Along the way the Lesbians in Fleeces are constantly learning! We learn about walking, camping and navigation but our drips also give us vital schooling in this thing we call life. Learn from our mistakes and take heed, sometimes learning a lesson once is not enough.
- Don't fell run before you can hill walk.
- There is no such thing as too early to start a walk on a day with not a cloud in the sky in mid July.
- Guided walks are done by experts. We are slower. We need to navigate. We need to eat. Their timings are minimums. Ours will be longer (sometimes much longer).
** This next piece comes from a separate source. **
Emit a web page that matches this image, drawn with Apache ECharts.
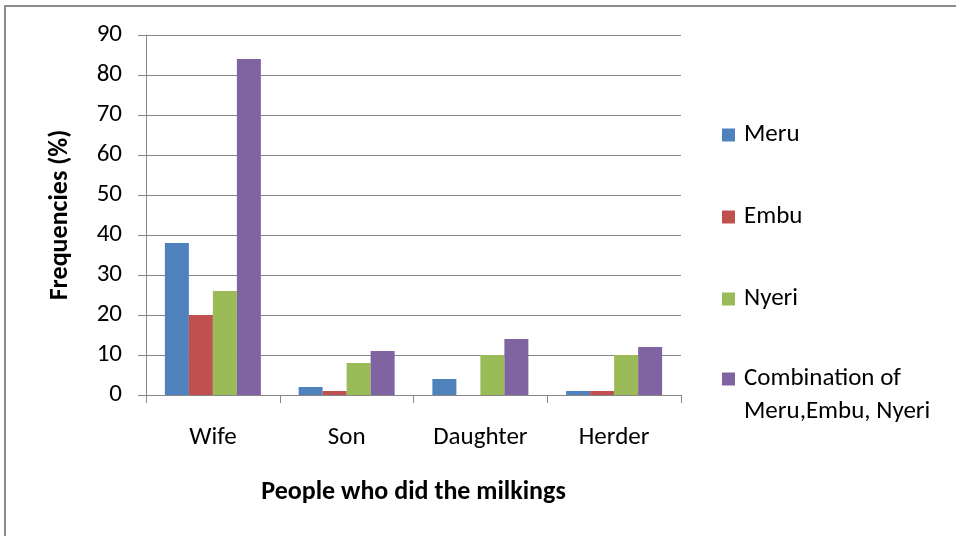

- Sometimes there isn't a path, but that's ok.
- Wainwright thinks 50% of the Wainwrights aren't worth the bother.
- The cast of changing rooms can also be bagged in the Lake District.
- A 10kg bag is too much.
- We need some bad weather training.
- Be safe. Take emergency kit, keep a phone charged and if it all looks like it's going to go to shit turn back.
- Fog is a swift beast.
- A GPS might be a good idea.
- Listen to Wainwright.
- Not all walking guides are equal.
- You don't have to drive for four to five hours to have a nice walk.
- Wear waterproof trousers- always.
- Fog can come from nowhere.
- Know where you are before the fog comes in (Thank you Eryl Selly for that sage advice).
- You can always turn back- there's no shame in that.
- Eat at Chester's by the river whenever feasible.
- Not all chips are veggie.
- Water water water water .... then beer!
- The word 'Arms' in a title doesn't always indicate a pub.
- You can go through a lot to get to a beer festival but it's always worth it.
- Global warming is real.
- Don't drive up a Wainwright in a toy car.
- Listen to your wife when your brain has been curdled by driving up a Wainwright in a toy car.
- Don't take up fell running on a whim.
- Always dip your toes (or your whole body) in a tarn.
- Try not to break your finger before starting a new job.
- Variety is the spice of life, in people and mountains.
- Just because you're a lesbian in a fleece doesn't mean you can't be a lesbian in a rainbow bow tie dancing in the street because it's PRIDE!!!!!
- Always have a phone with battery, head torches and a spare pint, you don't know when you're going to have to walk 2 hours in the pitch black.
- There are NO taxis in The Lake District.